With two sons playing summer baseball, and each boy on a house team as well as a travel one, my husband and I feared we would be challenged with one of our favorite warm-weather pastimes (after watching our sons play baseball, of course): outdoor grilling. Thankfully there are an increasing number of fish, meat and poultry options that I would consider to be “grill ready.” Not only are these center-of-plate proteins trimmed and portioned, processors pamper them in such a way that even inexperienced grillers have a chance to serve a main course they can be proud of.
Many processors pamper proteins with a brine, which is a concentrated salt and water solution that the raw protein soaks in prior to cooking. Through a process called osmosis, the proteins absorb the brine solution, which helps them remain moist during cooking, even if slightly overcooked. The latter often happens when the “griller” gets distracted by a whining child or chatty neighbor.
The salt denatures protein molecules, causing them to unwind and form a matrix to trap water, as well as break down and tenderize the flesh. When the brine solution is enhanced with herbs, spices and other flavorings, they get absorbed during osmosis, and make for an even tastier entrée.
Depending upon the protein and its cut, brining can be a lengthy pampering process, which is why many packers prefer industrial marinades, also referred to as enhancement solutions. Industrial marinades are very different than the marinades consumers apply at home, which are strictly about adding flavor and tenderizing muscle. Industrial marinades do the same, but they also increase product yield, as they contain hydrocolloids and phosphates, both of which aid in moisture retention. They can also help packers mask inconsistencies in the protein related to inherent differences from animal to animal, as well as improve the sensory attributes of lower-quality cuts.

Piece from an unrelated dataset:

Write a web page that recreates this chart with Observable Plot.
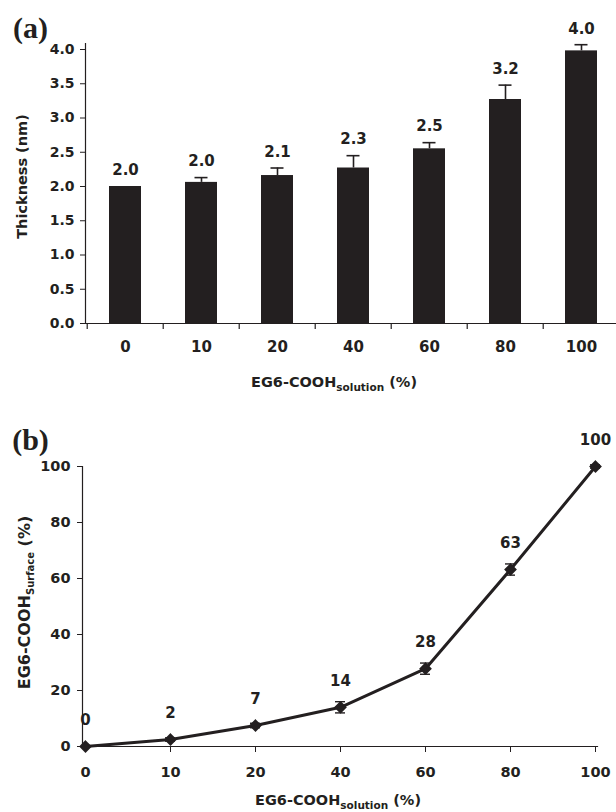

Industrial marinades are either injected into the protein or applied via a tumbler. The process dictates the marinade composition. For example, injected marinades should not contain particulates that could clog needles. If visual seasonings are desired, packers will typically marinade by tumbling the protein.
Phosphates are a key component of most industrial marinades. As mentioned, they can increase the water-holding capacity of the protein. This is accomplished by increasing the protein’s pH away from its isoelectric point. In doing so, the protein’s net negative charge increases, producing an electrostatic repulsion between the muscle fibers that increases the protein’s ability to absorb and retain moisture.
Some phosphates slow the development of rancidity in raw proteins by binding inherent metal ions that act as catalysts to lipid oxidation. This assists with ensuring product shelf life. Phosphates can also preserve color and flavor, improve juiciness and assist with freeze/thaw stability.
Because many of us taste with our eyes before our mouth, topically applied seasonings, often referred to as dry rubs or dry marinades, are an easy way for packers to add value. And a little goes a long way in regard to enhancing visual appeal.
Dry rubs are topically applied to the protein. In an industrial setting, it is usually sifted onto conveyed protein or applied via a gentle tumble, after a light adhesive coating (oil or hydrocolloid solution) is applied.
Dry rubs are usually a blend of dehydrated herbs and spices, sometimes with some dried caramel color or even sugar. The latter not only provides a touch of sweetness, which complement many spices, but it also participates in the Maillard browning reaction, which results in surface caramelization during cooking.
With so many ways to pamper your proteins, give it a try. Parents appreciate the efforts.